* begin Data supplied *

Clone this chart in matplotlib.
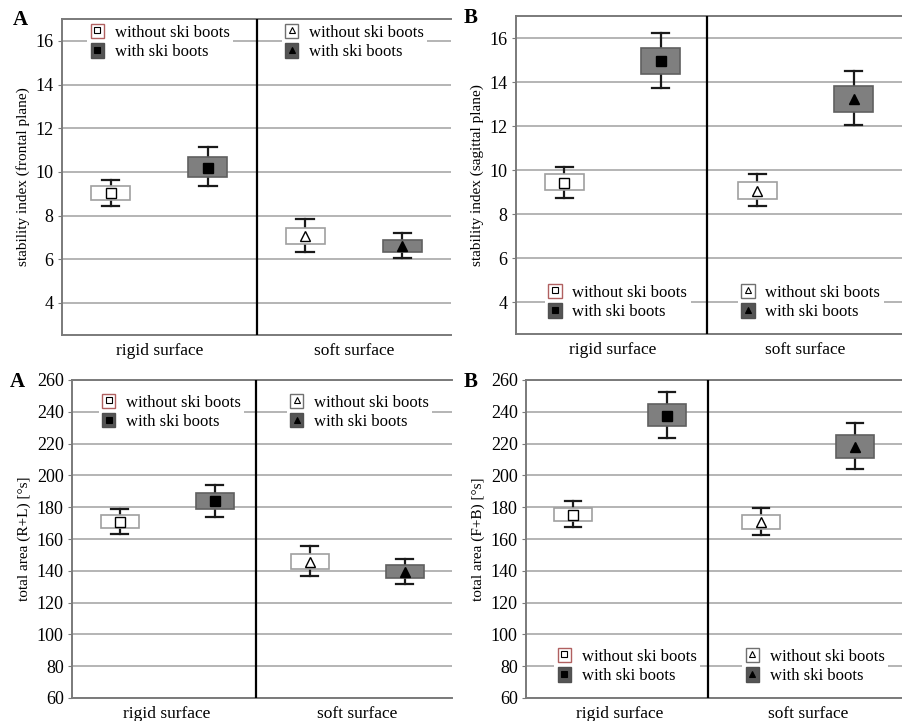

* end Data supplied *
* begin Data supplied *

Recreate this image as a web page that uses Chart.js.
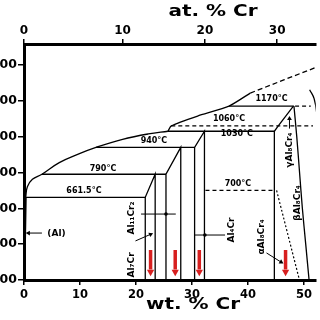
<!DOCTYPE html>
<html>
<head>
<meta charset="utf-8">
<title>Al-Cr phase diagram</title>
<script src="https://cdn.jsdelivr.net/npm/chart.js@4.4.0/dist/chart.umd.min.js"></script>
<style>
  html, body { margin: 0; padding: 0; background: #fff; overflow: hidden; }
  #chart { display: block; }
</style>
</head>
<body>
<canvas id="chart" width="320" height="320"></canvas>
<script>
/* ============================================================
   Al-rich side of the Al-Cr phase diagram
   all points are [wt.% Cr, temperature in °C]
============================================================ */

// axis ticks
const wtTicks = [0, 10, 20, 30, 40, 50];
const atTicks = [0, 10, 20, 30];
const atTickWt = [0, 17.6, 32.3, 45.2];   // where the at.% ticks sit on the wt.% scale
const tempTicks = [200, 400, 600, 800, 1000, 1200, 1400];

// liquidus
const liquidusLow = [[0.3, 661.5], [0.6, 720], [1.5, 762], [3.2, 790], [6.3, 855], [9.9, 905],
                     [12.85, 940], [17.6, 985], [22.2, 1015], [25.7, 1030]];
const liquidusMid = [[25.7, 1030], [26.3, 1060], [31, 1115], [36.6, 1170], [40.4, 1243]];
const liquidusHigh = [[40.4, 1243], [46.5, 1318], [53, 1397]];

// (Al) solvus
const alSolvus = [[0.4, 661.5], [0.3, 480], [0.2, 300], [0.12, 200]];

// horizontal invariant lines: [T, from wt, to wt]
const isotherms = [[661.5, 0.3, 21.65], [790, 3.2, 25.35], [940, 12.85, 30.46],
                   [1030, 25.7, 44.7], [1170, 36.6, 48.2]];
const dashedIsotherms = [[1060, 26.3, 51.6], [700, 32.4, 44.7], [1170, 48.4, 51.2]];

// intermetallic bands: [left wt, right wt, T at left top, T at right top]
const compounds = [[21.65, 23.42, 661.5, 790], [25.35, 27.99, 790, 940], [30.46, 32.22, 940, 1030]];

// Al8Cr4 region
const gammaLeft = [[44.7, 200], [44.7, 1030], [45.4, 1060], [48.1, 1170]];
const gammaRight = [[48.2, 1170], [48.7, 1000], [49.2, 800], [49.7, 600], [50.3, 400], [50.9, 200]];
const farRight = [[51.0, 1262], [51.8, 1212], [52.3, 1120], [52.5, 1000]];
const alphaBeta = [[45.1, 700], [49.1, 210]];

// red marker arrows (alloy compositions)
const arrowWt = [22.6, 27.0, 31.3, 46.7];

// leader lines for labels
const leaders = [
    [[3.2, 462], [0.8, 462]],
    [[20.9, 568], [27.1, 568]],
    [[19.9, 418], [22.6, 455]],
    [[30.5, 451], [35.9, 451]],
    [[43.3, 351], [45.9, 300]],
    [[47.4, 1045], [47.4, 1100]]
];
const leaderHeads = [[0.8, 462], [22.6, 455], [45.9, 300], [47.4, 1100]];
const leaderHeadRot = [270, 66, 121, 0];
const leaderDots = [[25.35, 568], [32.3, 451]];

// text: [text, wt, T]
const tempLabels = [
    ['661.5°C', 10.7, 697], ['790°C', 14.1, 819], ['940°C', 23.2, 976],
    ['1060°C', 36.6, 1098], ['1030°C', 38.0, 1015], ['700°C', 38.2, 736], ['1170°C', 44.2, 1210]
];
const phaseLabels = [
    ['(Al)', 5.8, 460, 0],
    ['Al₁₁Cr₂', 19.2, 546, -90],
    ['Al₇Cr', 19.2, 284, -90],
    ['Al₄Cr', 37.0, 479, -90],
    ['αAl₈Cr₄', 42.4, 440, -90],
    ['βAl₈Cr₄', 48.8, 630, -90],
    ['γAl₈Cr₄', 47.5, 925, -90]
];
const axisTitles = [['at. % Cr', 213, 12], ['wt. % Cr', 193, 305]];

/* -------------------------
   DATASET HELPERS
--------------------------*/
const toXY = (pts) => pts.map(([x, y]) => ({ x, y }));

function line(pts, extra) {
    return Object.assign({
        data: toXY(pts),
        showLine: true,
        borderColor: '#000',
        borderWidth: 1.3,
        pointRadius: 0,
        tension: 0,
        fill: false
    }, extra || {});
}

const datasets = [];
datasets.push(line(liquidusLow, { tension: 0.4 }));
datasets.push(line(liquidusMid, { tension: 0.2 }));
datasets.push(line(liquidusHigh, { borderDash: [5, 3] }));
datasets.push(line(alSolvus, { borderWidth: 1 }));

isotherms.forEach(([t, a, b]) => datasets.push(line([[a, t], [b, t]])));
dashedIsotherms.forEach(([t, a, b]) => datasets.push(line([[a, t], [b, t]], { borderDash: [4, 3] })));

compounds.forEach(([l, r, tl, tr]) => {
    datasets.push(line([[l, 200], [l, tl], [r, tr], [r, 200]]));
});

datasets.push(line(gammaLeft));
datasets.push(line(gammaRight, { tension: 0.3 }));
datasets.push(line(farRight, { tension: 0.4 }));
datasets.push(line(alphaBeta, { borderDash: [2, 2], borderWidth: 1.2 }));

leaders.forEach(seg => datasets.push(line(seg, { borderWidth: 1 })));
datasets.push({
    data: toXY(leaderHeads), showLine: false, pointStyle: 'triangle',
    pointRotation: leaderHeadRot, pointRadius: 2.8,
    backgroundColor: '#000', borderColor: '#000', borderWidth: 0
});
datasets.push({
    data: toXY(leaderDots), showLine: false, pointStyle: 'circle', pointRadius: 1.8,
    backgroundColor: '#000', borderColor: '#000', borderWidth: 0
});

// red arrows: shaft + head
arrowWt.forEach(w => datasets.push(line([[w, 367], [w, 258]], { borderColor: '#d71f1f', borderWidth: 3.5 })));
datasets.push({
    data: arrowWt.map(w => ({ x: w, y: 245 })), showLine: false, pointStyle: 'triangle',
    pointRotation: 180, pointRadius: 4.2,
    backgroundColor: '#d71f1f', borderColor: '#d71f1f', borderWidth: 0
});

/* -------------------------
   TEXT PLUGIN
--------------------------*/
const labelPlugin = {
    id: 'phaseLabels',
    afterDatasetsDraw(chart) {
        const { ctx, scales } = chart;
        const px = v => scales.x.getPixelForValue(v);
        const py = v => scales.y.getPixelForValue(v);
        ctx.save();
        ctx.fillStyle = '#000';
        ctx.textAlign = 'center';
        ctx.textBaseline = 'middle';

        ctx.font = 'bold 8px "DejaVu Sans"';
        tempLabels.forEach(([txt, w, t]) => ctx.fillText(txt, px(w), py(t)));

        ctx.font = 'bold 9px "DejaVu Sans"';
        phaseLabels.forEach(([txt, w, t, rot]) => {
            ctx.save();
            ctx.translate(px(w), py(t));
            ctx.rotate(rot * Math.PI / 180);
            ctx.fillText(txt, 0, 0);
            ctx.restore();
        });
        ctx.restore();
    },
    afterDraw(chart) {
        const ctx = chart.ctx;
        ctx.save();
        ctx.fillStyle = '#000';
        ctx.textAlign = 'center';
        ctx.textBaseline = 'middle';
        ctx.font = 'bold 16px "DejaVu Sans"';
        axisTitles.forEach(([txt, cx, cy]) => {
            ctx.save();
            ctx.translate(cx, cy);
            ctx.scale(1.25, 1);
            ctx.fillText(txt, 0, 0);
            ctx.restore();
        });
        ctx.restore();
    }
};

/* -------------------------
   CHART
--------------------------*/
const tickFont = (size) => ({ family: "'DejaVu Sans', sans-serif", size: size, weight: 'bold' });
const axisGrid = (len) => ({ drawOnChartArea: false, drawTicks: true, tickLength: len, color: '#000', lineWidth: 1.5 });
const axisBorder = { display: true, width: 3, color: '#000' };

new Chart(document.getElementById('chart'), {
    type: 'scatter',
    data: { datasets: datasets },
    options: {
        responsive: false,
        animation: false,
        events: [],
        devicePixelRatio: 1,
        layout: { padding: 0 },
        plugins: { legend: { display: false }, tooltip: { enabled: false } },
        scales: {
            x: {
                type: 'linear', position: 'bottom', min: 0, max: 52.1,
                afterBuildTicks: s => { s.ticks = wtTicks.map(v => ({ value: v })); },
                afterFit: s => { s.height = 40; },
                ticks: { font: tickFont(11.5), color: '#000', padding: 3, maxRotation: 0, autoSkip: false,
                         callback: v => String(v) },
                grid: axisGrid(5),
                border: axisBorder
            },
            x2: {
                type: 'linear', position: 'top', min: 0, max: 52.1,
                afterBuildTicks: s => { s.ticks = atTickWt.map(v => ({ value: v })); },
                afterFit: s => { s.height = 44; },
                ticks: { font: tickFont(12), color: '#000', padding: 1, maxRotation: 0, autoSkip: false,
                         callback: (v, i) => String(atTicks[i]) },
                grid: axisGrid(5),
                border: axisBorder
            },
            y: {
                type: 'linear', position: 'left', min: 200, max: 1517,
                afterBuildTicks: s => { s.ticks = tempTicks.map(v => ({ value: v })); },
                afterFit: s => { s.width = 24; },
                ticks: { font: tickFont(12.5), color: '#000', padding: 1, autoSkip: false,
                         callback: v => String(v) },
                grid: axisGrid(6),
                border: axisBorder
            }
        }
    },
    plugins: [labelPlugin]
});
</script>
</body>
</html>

* end Data supplied *

Required task:
List every line above that holds the word "this".

Result below:
Clone this chart in matplotlib.
Recreate this image as a web page that uses Chart.js.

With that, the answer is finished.